Beacon
Guest curator: Andria Hickey
March 15–May 27, 2012
Opening:
March 15, 2012, 5pm
745 Ottawa street
Montreal, QC
H3C 1R8
514.392.1554
info [at] fonderiedarling.org
Hours:
Wednesday–Sunday 12–7 pm
Thursday until 10 pm
For his first solo exhibition in Montreal at the Darling Foundry, Toronto-based artist Abbas Akhavan will alter the visitor experience of the foundry’s unique architecture with two symbolic sculptural works. Each resonates with the notion of vulnerability, encouraging subtle discovery. As with previous work, this exhibition explores the nature of loss, alienation and confrontation in relationship to territory and power.

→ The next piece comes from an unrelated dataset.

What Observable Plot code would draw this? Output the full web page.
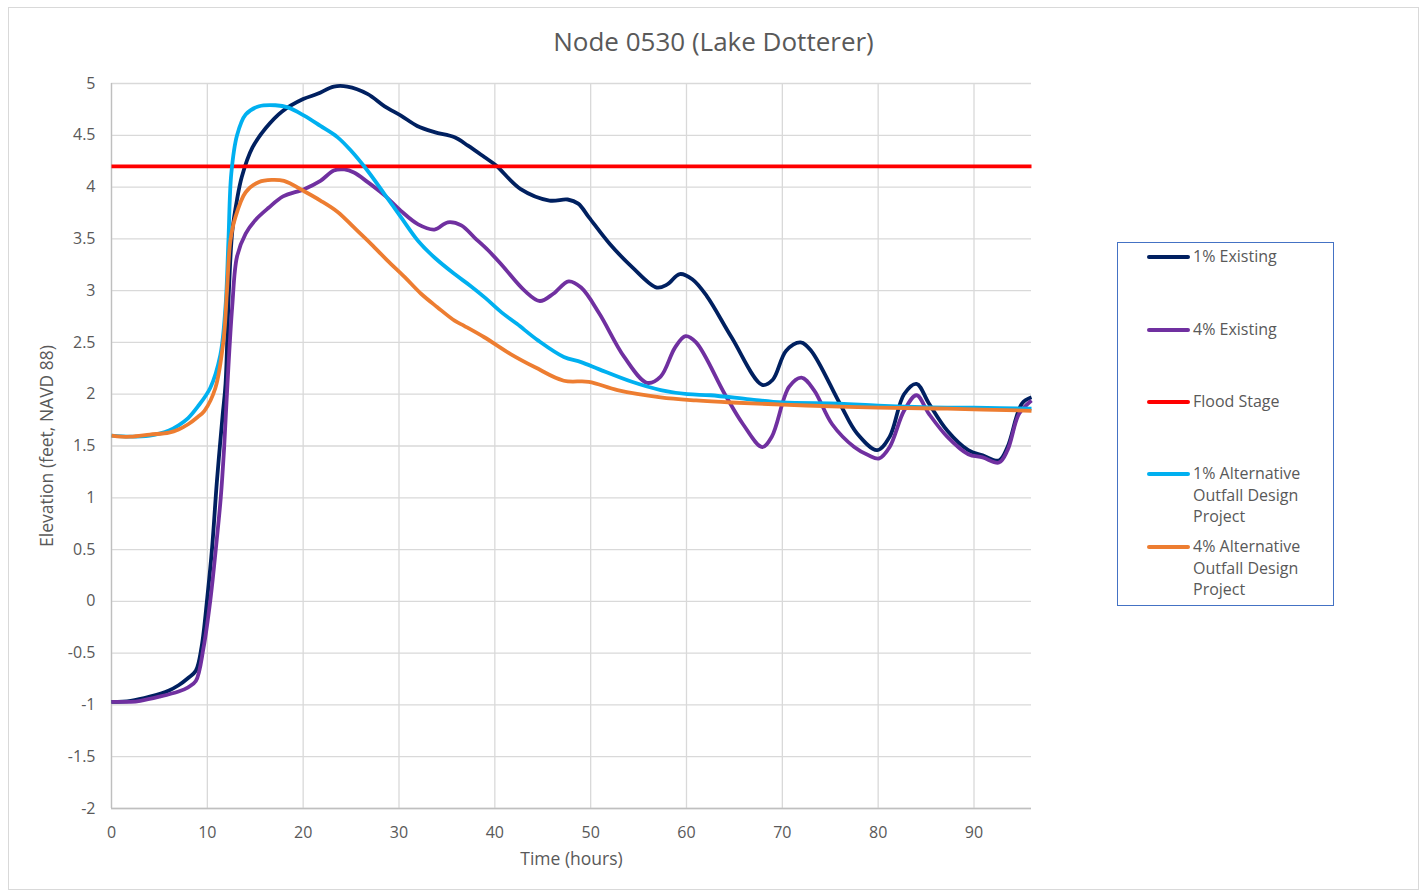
<!DOCTYPE html>
<html>
<head>
<meta charset="utf-8">
<script src="https://cdn.jsdelivr.net/npm/d3@7"></script>
<script src="https://cdn.jsdelivr.net/npm/@observablehq/plot@0.6"></script>
<style>
  body { margin: 0; background: #fff; font-family: "Open Sans", sans-serif; }
  #wrap { position: relative; width: 1423px; height: 894px; overflow: hidden; background: #fff; }
  #frame { position: absolute; left: 8px; top: 7px; width: 1411px; height: 883px; border: 1px solid #d9d9d9; box-sizing: border-box; }
  #title { position: absolute; left: 8px; width: 1411px; top: 24px; text-align: center; font-size: 26px; color: #595959; line-height: 34px; }
  #chart { position: absolute; left: 0; top: 60px; }
  #legend { position: absolute; left: 1117px; top: 242px; width: 217px; height: 364px; border: 1.5px solid #4472C4; box-sizing: border-box; }
  .lg-line { position: absolute; left: 1147px; width: 43px; height: 4px; border-radius: 2px; }
  .lg-text { position: absolute; left: 1193px; font-size: 16px; line-height: 21.7px; color: #595959; }
</style>
</head>
<body>
<div id="wrap">
  <div id="frame"></div>
  <div id="title"></div>
  <div id="chart"></div>
  <div id="legend"></div>
</div>
<script>
// ---- Data (time in hours, elevation in feet NAVD 88) ----
const chartTitle = "Node 0530 (Lake Dotterer)";
const xLabel = "Time (hours)";
const yLabel = "Elevation (feet, NAVD 88)";

const seriesNames = ["1% Existing", "4% Existing", "Flood Stage", "1% Alternative\nOutfall Design\nProject", "4% Alternative\nOutfall Design\nProject"];
const seriesColors = ["#002060", "#7030A0", "#FF0000", "#00B0F0", "#ED7D31"];

const existing1 = [[0,-0.97],[2,-0.96],[4,-0.92],[6,-0.86],[7,-0.81],[8,-0.74],[8.8,-0.67],[9.4,-0.44],[10,0.04],[10.5,0.52],[11,1.16],[11.6,1.8],[11.9,2.1],[12.25,3.0],[12.6,3.57],[13.1,3.88],[13.6,4.1],[14.7,4.38],[16.1,4.57],[17.8,4.73],[20,4.85],[21.5,4.9],[23.2,4.97],[24.6,4.97],[26.7,4.9],[28.5,4.78],[30.2,4.69],[31.9,4.59],[33.7,4.53],[35.8,4.48],[37.2,4.40],[38.9,4.29],[40.1,4.21],[42.7,3.98],[45.7,3.87],[47.6,3.88],[48.7,3.84],[49.8,3.71],[52,3.45],[54.3,3.23],[56.9,3.03],[58,3.06],[59.3,3.16],[60.6,3.11],[62.1,2.95],[64.7,2.55],[67.9,2.09],[69,2.14],[70.4,2.42],[71.9,2.50],[73,2.42],[76,1.91],[77.8,1.62],[79.9,1.46],[81.2,1.59],[82.7,2.0],[84,2.10],[85.3,1.91],[87.2,1.65],[89.4,1.46],[90.9,1.41],[92.6,1.36],[93.5,1.49],[95,1.91],[96,1.97]];

const existing4 = [[0,-0.97],[2,-0.97],[3,-0.96],[5,-0.92],[7,-0.87],[8,-0.83],[8.8,-0.77],[9.6,-0.45],[10.35,0.04],[10.9,0.52],[11.4,1.0],[11.75,1.48],[12.1,2.1],[12.6,2.85],[13.1,3.33],[14,3.55],[15,3.68],[16.4,3.8],[17.9,3.91],[20.1,3.98],[21.8,4.06],[23.2,4.16],[24.3,4.17],[25.3,4.14],[26.7,4.05],[28.5,3.92],[30.2,3.77],[32,3.64],[33.7,3.59],[35.1,3.66],[36.5,3.63],[37.9,3.51],[39.3,3.39],[40.8,3.24],[43.1,3.0],[44.7,2.9],[46.1,2.97],[47.7,3.09],[49,3.03],[50.9,2.78],[53.5,2.36],[55.9,2.11],[57.3,2.17],[58.8,2.45],[59.9,2.56],[61,2.5],[64,2.0],[65.9,1.71],[67.9,1.49],[68.9,1.59],[70.7,2.07],[72,2.16],[73.3,2.04],[75.2,1.71],[77.5,1.49],[79,1.41],[80.1,1.38],[81.2,1.49],[82.7,1.84],[84,1.99],[85.3,1.81],[87.2,1.59],[89.4,1.42],[90.9,1.39],[92.6,1.34],[93.5,1.46],[94.7,1.81],[96,1.94]];

const floodStage = [[0,4.2],[96,4.2]];

const alternative1 = [[0,1.6],[2,1.59],[4,1.6],[5,1.62],[6,1.65],[7,1.7],[8,1.77],[9,1.88],[10.3,2.06],[11.36,2.38],[11.9,2.85],[12.2,3.48],[12.5,4.13],[13.1,4.5],[14,4.7],[15.4,4.78],[17.1,4.79],[18.4,4.77],[20.1,4.69],[21.8,4.59],[23.6,4.48],[25,4.35],[26.7,4.16],[28.5,3.93],[30.2,3.71],[32,3.48],[33.7,3.32],[35.8,3.16],[37.4,3.05],[39,2.93],[40.7,2.79],[42.3,2.68],[44.5,2.52],[47.2,2.36],[49,2.31],[50.9,2.24],[54.3,2.12],[57.3,2.04],[60.1,2.0],[62.5,1.99],[66.6,1.95],[70,1.92],[76,1.91],[80,1.89],[87.2,1.87],[90,1.87],[96,1.86]];

const alternative4 = [[0,1.6],[1,1.59],[2,1.59],[4,1.61],[6,1.63],[7,1.66],[8,1.71],[9,1.78],[9.7,1.84],[10.84,2.06],[11.7,2.53],[12.05,3.0],[12.4,3.48],[12.9,3.7],[14,3.95],[15.4,4.05],[16.75,4.07],[18,4.06],[20.1,3.96],[21.8,3.87],[23.6,3.76],[25.3,3.61],[27.1,3.45],[28.8,3.29],[30.6,3.13],[32.3,2.97],[34,2.84],[35.8,2.71],[36.8,2.66],[38.9,2.55],[41.6,2.39],[44.2,2.26],[47.2,2.13],[49.8,2.12],[52.8,2.04],[57.3,1.97],[61,1.94],[64.7,1.92],[70,1.90],[76,1.88],[80,1.87],[87.2,1.86],[96,1.84]];

const xTicks = [0,10,20,30,40,50,60,70,80,90];
const yTicks = [-2,-1.5,-1,-0.5,0,0.5,1,1.5,2,2.5,3,3.5,4,4.5,5];

// ---- Chart ----
const allSeries = [existing1, existing4, floodStage, alternative1, alternative4];
const gridColor = "#d9d9d9";
const axisColor = "#bfbfbf";

const lineMarks = allSeries.map((s, i) => Plot.line(s, {
  x: d => d[0], y: d => d[1],
  stroke: seriesColors[i], strokeWidth: 3.8,
  curve: i === 2 ? "linear" : "catmull-rom",
  strokeLinejoin: "round", strokeLinecap: "butt"
}));

const plot = Plot.plot({
  width: 1100,
  height: 834,
  marginTop: 23,
  marginBottom: 86,
  marginLeft: 111,
  marginRight: 69,
  style: { color: "#595959", fontFamily: "'Open Sans', sans-serif", background: "transparent" },
  x: { domain: [0, 96] },
  y: { domain: [-2, 5] },
  marks: [
    Plot.gridX(xTicks, { stroke: gridColor, strokeOpacity: 1, strokeWidth: 1.3 }),
    Plot.gridY(yTicks, { stroke: gridColor, strokeOpacity: 1, strokeWidth: 1.3 }),
    Plot.ruleX([0], { stroke: axisColor, strokeWidth: 1.3 }),
    Plot.ruleY([-2], { stroke: axisColor, strokeWidth: 1.3 }),
    Plot.axisX(xTicks, { tickSize: 0, tickPadding: 18, fontSize: 16, tickFormat: d => String(d), label: null }),
    Plot.axisY(yTicks, { tickSize: 0, tickPadding: 16, fontSize: 16, tickFormat: d => String(d), label: null }),
    Plot.text([yLabel], { frameAnchor: "left", textAnchor: "middle", dx: -64, rotate: -90, fontSize: 17.5, text: d => d, fill: "#595959" }),
    Plot.text([xLabel], { frameAnchor: "bottom", textAnchor: "middle", dy: 56, fontSize: 17.5, text: d => d, fill: "#595959" }),
    ...lineMarks
  ]
});
document.getElementById("chart").appendChild(plot);
document.getElementById("title").textContent = chartTitle;

// ---- Legend ----
const legendY = [257, 330, 402, 474, 547];
const wrap = document.getElementById("wrap");
seriesNames.forEach((name, i) => {
  const ln = document.createElement("div");
  ln.className = "lg-line";
  ln.style.top = (legendY[i] - 2) + "px";
  ln.style.background = seriesColors[i];
  wrap.appendChild(ln);
  const tx = document.createElement("div");
  tx.className = "lg-text";
  tx.style.top = (legendY[i] - 11) + "px";
  tx.innerHTML = name.split("\n").join("<br>");
  wrap.appendChild(tx);
});
</script>
</body>
</html>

Central to the exhibition is a hot air balloon, toppled to the floor, slowly inflating, filling the room, only to deflate and rise once again. Referencing the rise and fall of the sun, an organ, a breath filling a cavity, the once-functional, now-defunct aircraft never reaches its full potential.
Adjacent to this amorphous form is a seemingly abstract stone sculpture. Made of mortar, the large shape resembles the corroded figure of a lion. Based on a sculpture in Hamedan, Iran, known as the “stone lion” of Hamedan, the origins and the evolution of the creature are speculative: dated as far back as the Hellenistic Period, the sculpture was one of a pair of lions seated at the gate of the city, acting as a talisman protecting the city from catastrophic storms and ill will.
One of the artist’s most ambitious installations to date, this body of work explores the poetic and cyclical nature of transformation, both symbolic and political. Transforming found materials only to return them to ruin forms; Akhavan addresses our shifting relationships with the inheritance of ambivalence in relation to historical symbols of power and loss.
In the artist’s words, “monuments of the lion as a symbol of power and empire have many cross national associations. This shifting endangered animal becoming sometimes symbolic of longing, hostility, and ruin.” Within the gallery, as the balloon rises and falls with each inflation, the lion and sun point to an unknown territory and the unexpected steadiness of change.
Akhavan’s work has been exhibited in spaces including Vancouver Art Gallery, Artspeak (Vancouver), and Mercer Union (Toronto), ABC Art Berlin Contemporary, KW Institute for Contemporary Art (Berlin), Kunsten Museum of Modern Art (Aalborg, Denmark), Le Printemps de Septembre à Toulouse (France), Performa 11 (New York). Currently Akhavan is preparing for a group show at the Belvedere Museum (Vienna) and Center A (Vancouver) with upcoming solo exhibitions at the Peel Art Gallery (Brampton, Ontario) and the Delfina Foundation (London, UK).
This exhibition is curated by Andria Hickey, Associate Curator at Public Art Fund (New York).